## TASK DETAILS:
Transcribe everything in the data word for word. Pictures are left out.

## MATERIAL:

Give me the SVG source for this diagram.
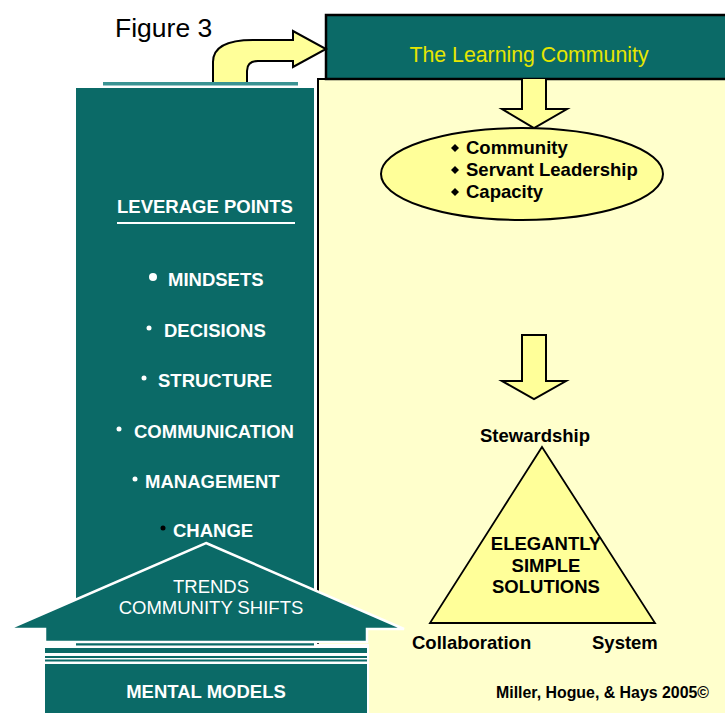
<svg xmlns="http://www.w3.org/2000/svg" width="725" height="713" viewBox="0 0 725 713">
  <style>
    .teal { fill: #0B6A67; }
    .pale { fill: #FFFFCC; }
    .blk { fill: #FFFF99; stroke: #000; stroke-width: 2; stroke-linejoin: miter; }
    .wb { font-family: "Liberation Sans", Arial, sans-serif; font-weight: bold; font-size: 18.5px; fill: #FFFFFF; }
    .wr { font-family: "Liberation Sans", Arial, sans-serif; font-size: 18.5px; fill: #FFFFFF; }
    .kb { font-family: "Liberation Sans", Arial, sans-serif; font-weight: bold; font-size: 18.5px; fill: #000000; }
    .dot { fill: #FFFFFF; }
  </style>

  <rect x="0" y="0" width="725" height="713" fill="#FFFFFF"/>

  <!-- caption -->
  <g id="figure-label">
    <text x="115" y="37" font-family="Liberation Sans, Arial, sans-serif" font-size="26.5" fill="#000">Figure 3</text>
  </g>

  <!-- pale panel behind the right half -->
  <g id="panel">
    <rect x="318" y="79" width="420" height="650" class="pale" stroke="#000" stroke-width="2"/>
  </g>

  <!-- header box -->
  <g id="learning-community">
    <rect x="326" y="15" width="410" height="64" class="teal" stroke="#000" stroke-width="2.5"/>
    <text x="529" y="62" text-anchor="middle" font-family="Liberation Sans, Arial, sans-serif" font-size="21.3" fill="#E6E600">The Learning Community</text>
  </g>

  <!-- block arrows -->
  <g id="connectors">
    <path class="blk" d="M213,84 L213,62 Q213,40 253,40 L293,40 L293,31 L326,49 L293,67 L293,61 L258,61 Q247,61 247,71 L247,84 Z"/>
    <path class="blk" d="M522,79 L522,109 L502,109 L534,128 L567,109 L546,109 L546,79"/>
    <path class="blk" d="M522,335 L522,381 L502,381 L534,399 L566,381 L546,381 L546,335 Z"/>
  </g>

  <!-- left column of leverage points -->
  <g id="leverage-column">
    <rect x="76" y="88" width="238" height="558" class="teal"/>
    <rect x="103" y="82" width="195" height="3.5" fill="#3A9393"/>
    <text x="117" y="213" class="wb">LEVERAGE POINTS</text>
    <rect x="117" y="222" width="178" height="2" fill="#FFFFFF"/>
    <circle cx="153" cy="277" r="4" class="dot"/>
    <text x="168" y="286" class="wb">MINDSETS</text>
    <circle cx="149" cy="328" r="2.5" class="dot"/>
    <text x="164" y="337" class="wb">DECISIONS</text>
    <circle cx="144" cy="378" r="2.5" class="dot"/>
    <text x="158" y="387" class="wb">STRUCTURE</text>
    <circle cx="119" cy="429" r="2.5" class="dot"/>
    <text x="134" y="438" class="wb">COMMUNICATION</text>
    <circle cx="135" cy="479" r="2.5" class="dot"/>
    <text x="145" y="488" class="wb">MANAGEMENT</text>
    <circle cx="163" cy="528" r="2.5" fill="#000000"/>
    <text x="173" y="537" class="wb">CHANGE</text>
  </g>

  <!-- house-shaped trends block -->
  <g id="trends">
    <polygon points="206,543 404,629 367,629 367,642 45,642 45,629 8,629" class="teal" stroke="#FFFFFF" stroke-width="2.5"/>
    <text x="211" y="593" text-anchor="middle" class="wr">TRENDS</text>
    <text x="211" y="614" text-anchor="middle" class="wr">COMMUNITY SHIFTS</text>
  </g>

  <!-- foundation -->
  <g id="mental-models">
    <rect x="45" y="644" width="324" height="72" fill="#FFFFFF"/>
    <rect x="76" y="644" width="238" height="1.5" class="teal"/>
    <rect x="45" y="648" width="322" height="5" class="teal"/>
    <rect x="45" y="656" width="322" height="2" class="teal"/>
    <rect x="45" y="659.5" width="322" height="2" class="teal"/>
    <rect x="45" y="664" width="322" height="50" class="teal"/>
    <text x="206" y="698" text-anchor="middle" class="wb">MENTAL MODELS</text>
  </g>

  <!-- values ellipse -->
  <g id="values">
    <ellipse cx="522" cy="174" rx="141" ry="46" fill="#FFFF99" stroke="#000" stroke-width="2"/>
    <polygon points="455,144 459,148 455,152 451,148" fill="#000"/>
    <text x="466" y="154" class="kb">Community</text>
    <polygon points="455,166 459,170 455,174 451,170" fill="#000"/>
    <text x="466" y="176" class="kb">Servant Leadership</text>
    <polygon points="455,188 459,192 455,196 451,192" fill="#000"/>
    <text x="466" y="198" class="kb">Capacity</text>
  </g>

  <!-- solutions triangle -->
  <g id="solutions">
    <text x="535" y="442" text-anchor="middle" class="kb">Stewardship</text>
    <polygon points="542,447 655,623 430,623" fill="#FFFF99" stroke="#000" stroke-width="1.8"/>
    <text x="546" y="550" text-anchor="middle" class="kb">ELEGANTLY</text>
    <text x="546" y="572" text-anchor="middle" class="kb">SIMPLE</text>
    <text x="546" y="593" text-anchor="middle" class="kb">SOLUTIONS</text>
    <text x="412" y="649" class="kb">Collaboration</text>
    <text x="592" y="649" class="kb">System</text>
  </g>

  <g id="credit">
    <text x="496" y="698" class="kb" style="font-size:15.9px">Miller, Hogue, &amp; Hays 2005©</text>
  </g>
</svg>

## RESULT FOR THIS TASK:
Give me the SVG source for this diagram.
<svg xmlns="http://www.w3.org/2000/svg" width="725" height="713" viewBox="0 0 725 713">
  <style>
    .teal { fill: #0B6A67; }
    .pale { fill: #FFFFCC; }
    .blk { fill: #FFFF99; stroke: #000; stroke-width: 2; stroke-linejoin: miter; }
    .wb { font-family: "Liberation Sans", Arial, sans-serif; font-weight: bold; font-size: 18.5px; fill: #FFFFFF; }
    .wr { font-family: "Liberation Sans", Arial, sans-serif; font-size: 18.5px; fill: #FFFFFF; }
    .kb { font-family: "Liberation Sans", Arial, sans-serif; font-weight: bold; font-size: 18.5px; fill: #000000; }
    .dot { fill: #FFFFFF; }
  </style>

  <rect x="0" y="0" width="725" height="713" fill="#FFFFFF"/>

  <!-- caption -->
  <g id="figure-label">
    <text x="115" y="37" font-family="Liberation Sans, Arial, sans-serif" font-size="26.5" fill="#000">Figure 3</text>
  </g>

  <!-- pale panel behind the right half -->
  <g id="panel">
    <rect x="318" y="79" width="420" height="650" class="pale" stroke="#000" stroke-width="2"/>
  </g>

  <!-- header box -->
  <g id="learning-community">
    <rect x="326" y="15" width="410" height="64" class="teal" stroke="#000" stroke-width="2.5"/>
    <text x="529" y="62" text-anchor="middle" font-family="Liberation Sans, Arial, sans-serif" font-size="21.3" fill="#E6E600">The Learning Community</text>
  </g>

  <!-- block arrows -->
  <g id="connectors">
    <path class="blk" d="M213,84 L213,62 Q213,40 253,40 L293,40 L293,31 L326,49 L293,67 L293,61 L258,61 Q247,61 247,71 L247,84 Z"/>
    <path class="blk" d="M522,79 L522,109 L502,109 L534,128 L567,109 L546,109 L546,79"/>
    <path class="blk" d="M522,335 L522,381 L502,381 L534,399 L566,381 L546,381 L546,335 Z"/>
  </g>

  <!-- left column of leverage points -->
  <g id="leverage-column">
    <rect x="76" y="88" width="238" height="558" class="teal"/>
    <rect x="103" y="82" width="195" height="3.5" fill="#3A9393"/>
    <text x="117" y="213" class="wb">LEVERAGE POINTS</text>
    <rect x="117" y="222" width="178" height="2" fill="#FFFFFF"/>
    <circle cx="153" cy="277" r="4" class="dot"/>
    <text x="168" y="286" class="wb">MINDSETS</text>
    <circle cx="149" cy="328" r="2.5" class="dot"/>
    <text x="164" y="337" class="wb">DECISIONS</text>
    <circle cx="144" cy="378" r="2.5" class="dot"/>
    <text x="158" y="387" class="wb">STRUCTURE</text>
    <circle cx="119" cy="429" r="2.5" class="dot"/>
    <text x="134" y="438" class="wb">COMMUNICATION</text>
    <circle cx="135" cy="479" r="2.5" class="dot"/>
    <text x="145" y="488" class="wb">MANAGEMENT</text>
    <circle cx="163" cy="528" r="2.5" fill="#000000"/>
    <text x="173" y="537" class="wb">CHANGE</text>
  </g>

  <!-- house-shaped trends block -->
  <g id="trends">
    <polygon points="206,543 404,629 367,629 367,642 45,642 45,629 8,629" class="teal" stroke="#FFFFFF" stroke-width="2.5"/>
    <text x="211" y="593" text-anchor="middle" class="wr">TRENDS</text>
    <text x="211" y="614" text-anchor="middle" class="wr">COMMUNITY SHIFTS</text>
  </g>

  <!-- foundation -->
  <g id="mental-models">
    <rect x="45" y="644" width="324" height="72" fill="#FFFFFF"/>
    <rect x="76" y="644" width="238" height="1.5" class="teal"/>
    <rect x="45" y="648" width="322" height="5" class="teal"/>
    <rect x="45" y="656" width="322" height="2" class="teal"/>
    <rect x="45" y="659.5" width="322" height="2" class="teal"/>
    <rect x="45" y="664" width="322" height="50" class="teal"/>
    <text x="206" y="698" text-anchor="middle" class="wb">MENTAL MODELS</text>
  </g>

  <!-- values ellipse -->
  <g id="values">
    <ellipse cx="522" cy="174" rx="141" ry="46" fill="#FFFF99" stroke="#000" stroke-width="2"/>
    <polygon points="455,144 459,148 455,152 451,148" fill="#000"/>
    <text x="466" y="154" class="kb">Community</text>
    <polygon points="455,166 459,170 455,174 451,170" fill="#000"/>
    <text x="466" y="176" class="kb">Servant Leadership</text>
    <polygon points="455,188 459,192 455,196 451,192" fill="#000"/>
    <text x="466" y="198" class="kb">Capacity</text>
  </g>

  <!-- solutions triangle -->
  <g id="solutions">
    <text x="535" y="442" text-anchor="middle" class="kb">Stewardship</text>
    <polygon points="542,447 655,623 430,623" fill="#FFFF99" stroke="#000" stroke-width="1.8"/>
    <text x="546" y="550" text-anchor="middle" class="kb">ELEGANTLY</text>
    <text x="546" y="572" text-anchor="middle" class="kb">SIMPLE</text>
    <text x="546" y="593" text-anchor="middle" class="kb">SOLUTIONS</text>
    <text x="412" y="649" class="kb">Collaboration</text>
    <text x="592" y="649" class="kb">System</text>
  </g>

  <g id="credit">
    <text x="496" y="698" class="kb" style="font-size:15.9px">Miller, Hogue, &amp; Hays 2005©</text>
  </g>
</svg>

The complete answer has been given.